● **What the exercise asks**: Please transcribe the listing below in full and word for word, without its pictures.

________________________________________

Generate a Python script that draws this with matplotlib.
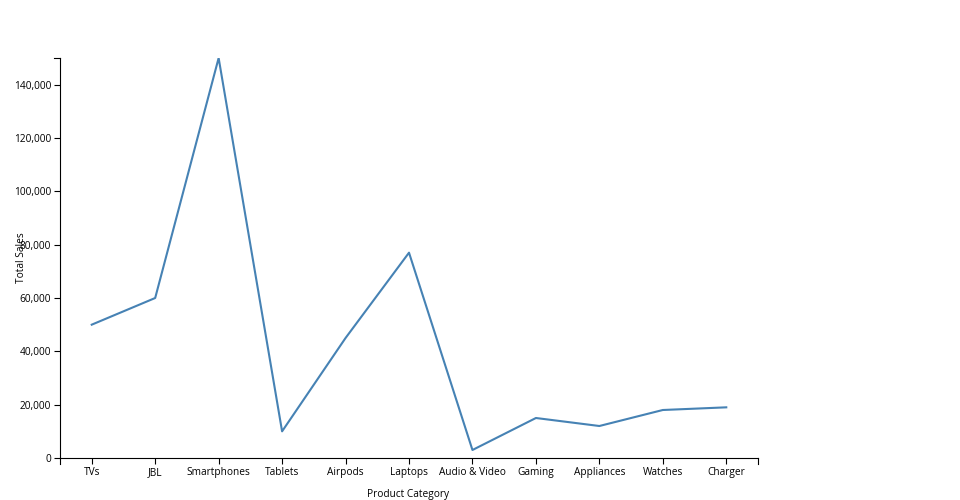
import matplotlib
matplotlib.use("Agg")
import matplotlib.pyplot as plt
from matplotlib.ticker import FuncFormatter

plt.rcParams['font.family'] = ['Open Sans', 'DejaVu Sans']

categories = ['TVs', 'JBL', 'Smartphones', 'Tablets', 'Airpods', 'Laptops',
              'Audio & Video', 'Gaming', 'Appliances', 'Watches', 'Charger']
total_sales = [50000, 60000, 150000, 10000, 45000, 77000,
               3000, 15000, 12000, 18000, 19000]
y_ticks = [0, 20000, 40000, 60000, 80000, 100000, 120000, 140000]

W, H = 960, 500
fig = plt.figure(figsize=(W / 100, H / 100), dpi=100)
ax = fig.add_axes([60 / W, 1 - 458 / H, (758 - 60) / W, (458 - 58) / H])

n = len(categories)
x = [i + 0.5 for i in range(n)]
ax.plot(x, total_sales, color='#4682b4', linewidth=1.5)

ax.set_xlim(0, n)
ax.set_ylim(0, 150000)
ax.set_xticks(x)
ax.set_xticklabels(categories)
ax.set_yticks(y_ticks)
ax.yaxis.set_major_formatter(FuncFormatter(lambda v, p: f'{int(v):,}'))

for s in ['top', 'right']:
    ax.spines[s].set_visible(False)
for s in ['left', 'bottom']:
    ax.spines[s].set_linewidth(0.8)
    ax.spines[s].set_color('black')
ax.tick_params(axis='both', length=4.3, width=0.8, labelsize=7.3, pad=2.0,
               colors='black')

# outer ticks like d3 axis domain
ax.plot([0, 0], [0, -6 / (458 - 58)], transform=ax.transAxes, color='black',
        linewidth=0.8, clip_on=False)
ax.plot([1, 1], [0, -6 / (458 - 58)], transform=ax.transAxes, color='black',
        linewidth=0.8, clip_on=False)
ax.plot([0, -6 / (758 - 60)], [1, 1], transform=ax.transAxes, color='black',
        linewidth=0.8, clip_on=False)

fig.text(408 / W, 1 - 494 / H, 'Product Category', ha='center', va='center',
         fontsize=7.3)
fig.text(22 / W, 1 - 258 / H, 'Total Sales', ha='center', va='center',
         rotation=90, fontsize=7.3)

fig.savefig('out.png', dpi=100)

________________________________________

● **Exercise response**:
Generate a Python script that draws this with matplotlib.
import matplotlib
matplotlib.use("Agg")
import matplotlib.pyplot as plt
from matplotlib.ticker import FuncFormatter

plt.rcParams['font.family'] = ['Open Sans', 'DejaVu Sans']

categories = ['TVs', 'JBL', 'Smartphones', 'Tablets', 'Airpods', 'Laptops',
              'Audio & Video', 'Gaming', 'Appliances', 'Watches', 'Charger']
total_sales = [50000, 60000, 150000, 10000, 45000, 77000,
               3000, 15000, 12000, 18000, 19000]
y_ticks = [0, 20000, 40000, 60000, 80000, 100000, 120000, 140000]

W, H = 960, 500
fig = plt.figure(figsize=(W / 100, H / 100), dpi=100)
ax = fig.add_axes([60 / W, 1 - 458 / H, (758 - 60) / W, (458 - 58) / H])

n = len(categories)
x = [i + 0.5 for i in range(n)]
ax.plot(x, total_sales, color='#4682b4', linewidth=1.5)

ax.set_xlim(0, n)
ax.set_ylim(0, 150000)
ax.set_xticks(x)
ax.set_xticklabels(categories)
ax.set_yticks(y_ticks)
ax.yaxis.set_major_formatter(FuncFormatter(lambda v, p: f'{int(v):,}'))

for s in ['top', 'right']:
    ax.spines[s].set_visible(False)
for s in ['left', 'bottom']:
    ax.spines[s].set_linewidth(0.8)
    ax.spines[s].set_color('black')
ax.tick_params(axis='both', length=4.3, width=0.8, labelsize=7.3, pad=2.0,
               colors='black')

# outer ticks like d3 axis domain
ax.plot([0, 0], [0, -6 / (458 - 58)], transform=ax.transAxes, color='black',
        linewidth=0.8, clip_on=False)
ax.plot([1, 1], [0, -6 / (458 - 58)], transform=ax.transAxes, color='black',
        linewidth=0.8, clip_on=False)
ax.plot([0, -6 / (758 - 60)], [1, 1], transform=ax.transAxes, color='black',
        linewidth=0.8, clip_on=False)

fig.text(408 / W, 1 - 494 / H, 'Product Category', ha='center', va='center',
         fontsize=7.3)
fig.text(22 / W, 1 - 258 / H, 'Total Sales', ha='center', va='center',
         rotation=90, fontsize=7.3)

fig.savefig('out.png', dpi=100)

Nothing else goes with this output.